Cependant, l’«espace n’était pas tout à fait adapté pour travailler. Le Rablodge aura des bureaux et une salle de conférence, de même qu’un wifi incroyable. Ces deux petits facteurs qui nous achalent vont donc être réglés», assure le patron.

Le chalet pourra y accueillir confortablement autant pour travailler que pour dormir de 16 à 20 télétravailleurs, de 8 h le lundi à 18 h le vendredi.

 

4. S’entourer d’experts

En plus d’examiner comment d’autres entreprises s’y sont prises, la PME a sollicité un avocat et un cabinet comptable pour que l’expérience se déroule sans trop de heurts.

En effet, un tel espace de travail peut représenter un avantage imposable dans certains cas, rappelle Jean-François Thuot, CPA et associé en fiscalité chez PwC Canada.

«Le simple fait d’exercer son emploi dans un endroit différent d’un bureau ne crée pas un avantage imposable, nuance-t-il.
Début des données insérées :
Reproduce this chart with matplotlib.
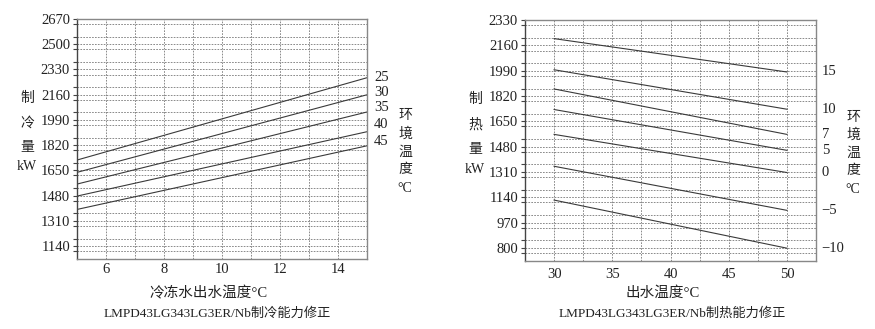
import numpy as np
import matplotlib
matplotlib.use("Agg")
import matplotlib.pyplot as plt
from matplotlib.ticker import MultipleLocator

plt.rcParams['font.family'] = ['Liberation Serif', 'Noto Sans CJK SC', 'DejaVu Sans']
plt.rcParams['axes.unicode_minus'] = True

# cooling capacity correction (left chart)
cool_x = [5, 15]
cool_amb = ['25', '30', '35', '40', '45']
cool_start = [1719, 1636, 1557, 1476, 1386]
cool_end = [2274, 2159, 2043, 1910, 1815]
cool_yticks = [1140, 1310, 1480, 1650, 1820, 1990, 2160, 2330, 2500, 2670]
cool_xticks = [6, 8, 10, 12, 14]

# heating capacity correction (right chart)
heat_x = [30, 50]
heat_amb = ['15', '10', '7', '5', '0', '\u22125', '\u221210']
heat_start = [2205, 1996, 1867, 1729, 1562, 1348, 1121]
heat_end = [1981, 1731, 1562, 1455, 1306, 1052, 798]
heat_yticks = [800, 970, 1140, 1310, 1480, 1650, 1820, 1990, 2160, 2330]
heat_xticks = [30, 35, 40, 45, 50]

line_col = '#3a3a3a'
grid_col = '#777777'
txt_col = '#222222'

fig = plt.figure(figsize=(8.75, 3.29), dpi=100)
ax1 = fig.add_axes([0.088, 0.2128, 0.3314, 0.7295])
ax2 = fig.add_axes([0.600, 0.2067, 0.3326, 0.7325])


def style_axes(ax, xlim, ylim, xticks, yticks, xgrid_step, xpad):
    ax.set_xlim(*xlim)
    ax.set_ylim(*ylim)
    ax.set_xticks(xticks)
    ax.set_yticks(yticks)
    ax.xaxis.set_minor_locator(MultipleLocator(xgrid_step))
    ax.yaxis.set_minor_locator(MultipleLocator(85))
    ax.grid(True, which='both', color=grid_col, linestyle=(0, (2, 1.5)), linewidth=0.6)
    for s in ax.spines.values():
        s.set_color('#888888')
        s.set_linewidth(1.0)
    ax.spines['left'].set_color('#444444')
    ax.tick_params(axis='y', which='both', direction='out', length=3, width=0.8,
                   color='#444444', labelsize=10.5, labelcolor=txt_col, pad=2)
    ax.tick_params(axis='x', which='both', length=0, labelsize=10.5,
                   labelcolor=txt_col, pad=xpad)


# left chart
style_axes(ax1, (5, 15), (1052, 2670), cool_xticks, cool_yticks, 1, 3)
offs1 = [0, 2, 3, 5, 3]
for lab, s, e, o in zip(cool_amb, cool_start, cool_end, offs1):
    ax1.plot(cool_x, [s, e], color=line_col, linewidth=0.8)
    ax1.annotate(lab, xy=(cool_x[1], e), xytext=(5, o), textcoords='offset points',
                 ha='left', va='center', fontsize=10.5, color=txt_col, annotation_clip=False)

# right chart
style_axes(ax2, (27.5, 52.5), (712, 2330), heat_xticks, heat_yticks, 2.5, 5)
for s, e in zip(heat_start, heat_end):
    ax2.plot(heat_x, [s, e], color=line_col, linewidth=0.8)
for lab, e in zip(heat_amb, heat_end):
    ax2.annotate(lab, xy=(52.5, e), xytext=(4, 0), textcoords='offset points',
                 ha='left', va='center', fontsize=10.5, color=txt_col, annotation_clip=False)

# stacked vertical labels
def stack(x, ys, chars):
    for y, c in zip(ys, chars):
        fig.text(x / 875, 1 - y / 329, c, ha='center', va='center',
                 fontsize=10, color=txt_col)

stack(27, [98, 123, 148, 167], ['制', '冷', '量', 'kW'])
stack(405, [116, 134, 152, 170, 188], ['环', '境', '温', '度', '°C'])
stack(475, [99, 125, 150, 169], ['制', '热', '量', 'kW'])
stack(853, [117, 135, 153, 171, 189], ['环', '境', '温', '度', '°C'])

fig.text(209 / 875, 1 - 293 / 329, '冷冻水出水温度°C', ha='center', va='center',
         fontsize=10.5, color=txt_col)
fig.text(217 / 875, 1 - 314 / 329, 'LMPD43LG343LG3ER/Nb制冷能力修正', ha='center',
         va='center', fontsize=9.5, color=txt_col)
fig.text(663 / 875, 1 - 293 / 329, '出水温度°C', ha='center', va='center',
         fontsize=10.5, color=txt_col)
fig.text(672 / 875, 1 - 314 / 329, 'LMPD43LG343LG3ER/Nb制热能力修正', ha='center',
         va='center', fontsize=9.5, color=txt_col)

fig.savefig('out.png', dpi=100)
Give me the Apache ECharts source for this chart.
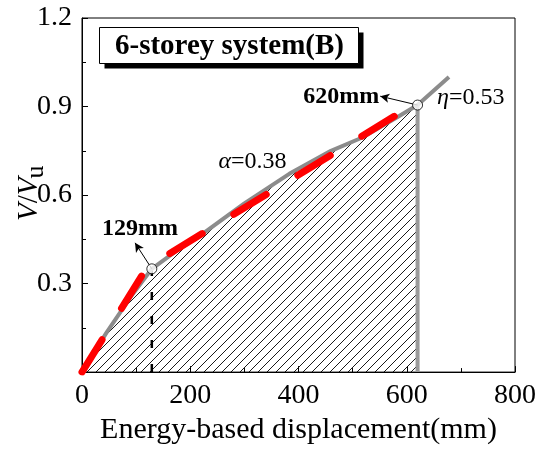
<!DOCTYPE html>
<html>
<head>
<meta charset="utf-8">
<script src="https://cdn.jsdelivr.net/npm/echarts@6/dist/echarts.min.js"></script>
<style>
  html, body { margin: 0; padding: 0; background: #ffffff; }
  #chart { width: 539px; height: 450px; }
</style>
</head>
<body>
<div id="chart"></div>
<script>
// Capacity curve of the 6-storey system (B): base shear ratio V/Vu against energy-based displacement (mm)
const displacement = [0, 45, 90, 129, 175, 217, 300, 383, 460, 518, 580, 620, 678];
const shearRatio   = [0, 0.133, 0.255, 0.35, 0.412, 0.461, 0.572, 0.672, 0.75, 0.795, 0.861, 0.905, 1.0];

// Idealised bilinear curve (red dashed)
const bilinearDisp  = [0, 120, 620];
const bilinearRatio = [0, 0.355, 0.915];

// Characteristic points: yield and ultimate displacement
const yieldPoint    = [129, 0.35];
const ultimatePoint = [620, 0.905];

// Axis ranges and tick steps
const xRange = [0, 800], xStep = 200;
const yRange = [0, 1.2], yStep = 0.3;

const SERIF = "'Liberation Serif','Times New Roman',serif";

function hatchPattern(size) {
  const c = document.createElement('canvas');
  c.width = size; c.height = size;
  const g = c.getContext('2d');
  g.strokeStyle = '#000';
  g.lineWidth = 0.9;
  g.beginPath();
  g.moveTo(0, size); g.lineTo(size, 0);
  g.moveTo(-size / 2, size / 2); g.lineTo(size / 2, -size / 2);
  g.moveTo(size / 2, size * 1.5); g.lineTo(size * 1.5, size / 2);
  g.stroke();
  return c;
}

function textWidth(str, font) {
  const g = document.createElement('canvas').getContext('2d');
  g.font = font;
  return g.measureText(str).width;
}

const curve = displacement.map((d, i) => [d, shearRatio[i]]);
const hatched = curve.filter(p => p[0] <= ultimatePoint[0]);
const bilinear = bilinearDisp.map((d, i) => [d, bilinearRatio[i]]);

const chart = echarts.init(document.getElementById('chart'), null, { renderer: 'canvas' });

const option = {
  animation: false,
  backgroundColor: '#ffffff',
  grid: {
    left: 82, right: 23, top: 18, bottom: 77,
    show: true, borderColor: '#000', borderWidth: 1, backgroundColor: 'transparent'
  },
  xAxis: {
    type: 'value', min: xRange[0], max: xRange[1], interval: xStep,
    name: 'Energy-based displacement(mm)',
    nameLocation: 'middle', nameGap: 37,
    nameTextStyle: { fontFamily: SERIF, fontSize: 30, color: '#000' },
    axisLine: { lineStyle: { color: '#000', width: 1 } },
    axisTick: { inside: true, length: 6, lineStyle: { color: '#000' } },
    minorTick: { show: true, splitNumber: 2, length: 4, lineStyle: { color: '#000' } },
    splitLine: { show: false },
    axisLabel: { fontFamily: SERIF, fontSize: 28, color: '#000', margin: 10 }
  },
  yAxis: {
    type: 'value', min: yRange[0], max: yRange[1], interval: yStep,
    axisLine: { show: true, lineStyle: { color: '#000', width: 1 } },
    axisTick: { show: true, inside: true, length: 6, lineStyle: { color: '#000' } },
    minorTick: { show: true, splitNumber: 2, length: 4, lineStyle: { color: '#000' } },
    splitLine: { show: false },
    axisLabel: {
      fontFamily: SERIF, fontSize: 28, color: '#000', margin: 10,
      formatter: v => (v === 0 ? '' : v.toFixed(1))
    }
  },
  series: [
    {
      name: 'hatch', type: 'line', data: hatched, symbol: 'none', silent: true,
      lineStyle: { width: 0, opacity: 0 },
      areaStyle: { color: { image: hatchPattern(9), repeat: 'repeat' }, opacity: 1 },
      z: 1
    },
    {
      name: 'ultimate', type: 'line', symbol: 'none', silent: true,
      data: [[ultimatePoint[0], 0], ultimatePoint],
      lineStyle: { color: '#9a9a9a', width: 4 }, z: 2
    },
    {
      name: 'yield', type: 'line', symbol: 'none', silent: true,
      data: [[yieldPoint[0], 0], yieldPoint],
      lineStyle: { color: '#000', width: 2.5, type: [8, 16] }, z: 2
    },
    {
      name: 'capacity', type: 'line', data: curve, symbol: 'none', silent: true,
      lineStyle: { color: '#8c8c8c', width: 4 }, z: 3
    },
    {
      name: 'bilinear', type: 'line', data: bilinear, symbol: 'none', silent: true,
      lineStyle: { color: '#ff0000', width: 7, type: [38, 37], cap: 'round' }, z: 4
    },
    {
      name: 'points', type: 'scatter', data: [yieldPoint, ultimatePoint],
      symbol: 'circle', symbolSize: 10, silent: true,
      itemStyle: { color: '#fff', borderColor: '#000', borderWidth: 1 }, z: 6,
      markLine: {
        silent: true, symbol: ['none', 'arrow'], symbolSize: [7, 9],
        label: { show: false },
        lineStyle: { color: '#000', width: 1, type: 'solid' },
        data: [
          [{ coord: ultimatePoint }, { coord: [551, 0.935] }],
          [{ coord: yieldPoint }, { coord: [98, 0.438] }]
        ]
      }
    }
  ]
};
chart.setOption(option);

// Annotation texts anchored in data space
const notes = [
  { at: [549, 0.934], text: '620mm', align: 'right', bold: true },
  { at: [107, 0.484], text: '129mm', align: 'center', bold: true },
  { at: [315, 0.714], text: '{g|α}{n|=0.38}', align: 'center', rich: true },
  { at: [656, 0.931], text: '{g|η}{n|=0.53}', align: 'left', rich: true }
];
const graphics = notes.map(n => {
  const p = chart.convertToPixel({ gridIndex: 0 }, n.at);
  return {
    type: 'text', x: p[0], y: p[1], silent: true, z: 100,
    style: {
      text: n.text, textAlign: n.align, textVerticalAlign: 'middle',
      font: (n.bold ? 'bold ' : '') + '24px ' + SERIF, fill: '#000',
      rich: n.rich ? {
        g: { fontFamily: SERIF, fontSize: 24, fontStyle: 'italic', fill: '#000' },
        n: { fontFamily: SERIF, fontSize: 24, fill: '#000' }
      } : undefined
    }
  };
});

// Title box with drop shadow
graphics.push({
  type: 'group', left: 99, top: 27, silent: true, z: 100,
  children: [
    { type: 'rect', shape: { x: 5, y: 5, width: 259, height: 36 }, style: { fill: '#000' } },
    { type: 'rect', shape: { x: 0, y: 0, width: 259, height: 36 }, style: { fill: '#fff', stroke: '#000', lineWidth: 1 } },
    { type: 'text', x: 130, y: 19, style: { text: '6-storey system(B)', textAlign: 'center', textVerticalAlign: 'middle', font: 'bold 29px ' + SERIF, fill: '#000' } }
  ]
});

// Y axis title V/Vu, reading bottom to top, with subscript u
const italicFont = 'italic 29px ' + SERIF;
const plainFont = '29px ' + SERIF;
const vW = textWidth('V', italicFont);
const slashW = textWidth('/', plainFont);
const bottomText = (str, font, x, y) => ({
  type: 'text', x: x, y: y,
  style: { text: str, font: font, fill: '#000', verticalAlign: 'bottom', align: 'left' }
});
graphics.push({
  type: 'group', x: 44, y: 221, rotation: Math.PI / 2, silent: true, z: 100,
  children: [
    bottomText('V', italicFont, 0, 0),
    bottomText('/', plainFont, vW, 0),
    bottomText('V', italicFont, vW + slashW, 0),
    bottomText('u', '26px ' + SERIF, 2 * vW + slashW - 1, 5)
  ]
});

chart.setOption({ graphic: graphics });
</script>
</body>
</html>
Si le chalet est disponible le week-end pour un usage personnel, là oui.»

Il ajoute que la disposition à la loi rendant inadmissible la déduction des dépenses liées à «un chalet/hôtel» pourrait ne pas s’appliquer, puisque celle-ci concernait davantage les installations rudimentaires de chasse ou de pêche. « S’il ne sert qu’à des activités commerciales, les dépenses qui s’y rapportent vont être déductibles.» D’où l’importance de faire preuve de prudence et d’être bien accompagné.

«On peut avoir peur que nos employés se pètent la face le mardi soir et perdent en productivité le mercredi, concède Jean-Philippe Dauphinais. Ça ne nous est pas arrivé. Je ne dis pas que ça ne surviendra jamais, mais quand tu fais confiance aux gens, la grande majorité du temps, ils vont bien te traiter en retour. Il faut instaurer un cadre, oui, mais leur laisser de la latitude aussi.»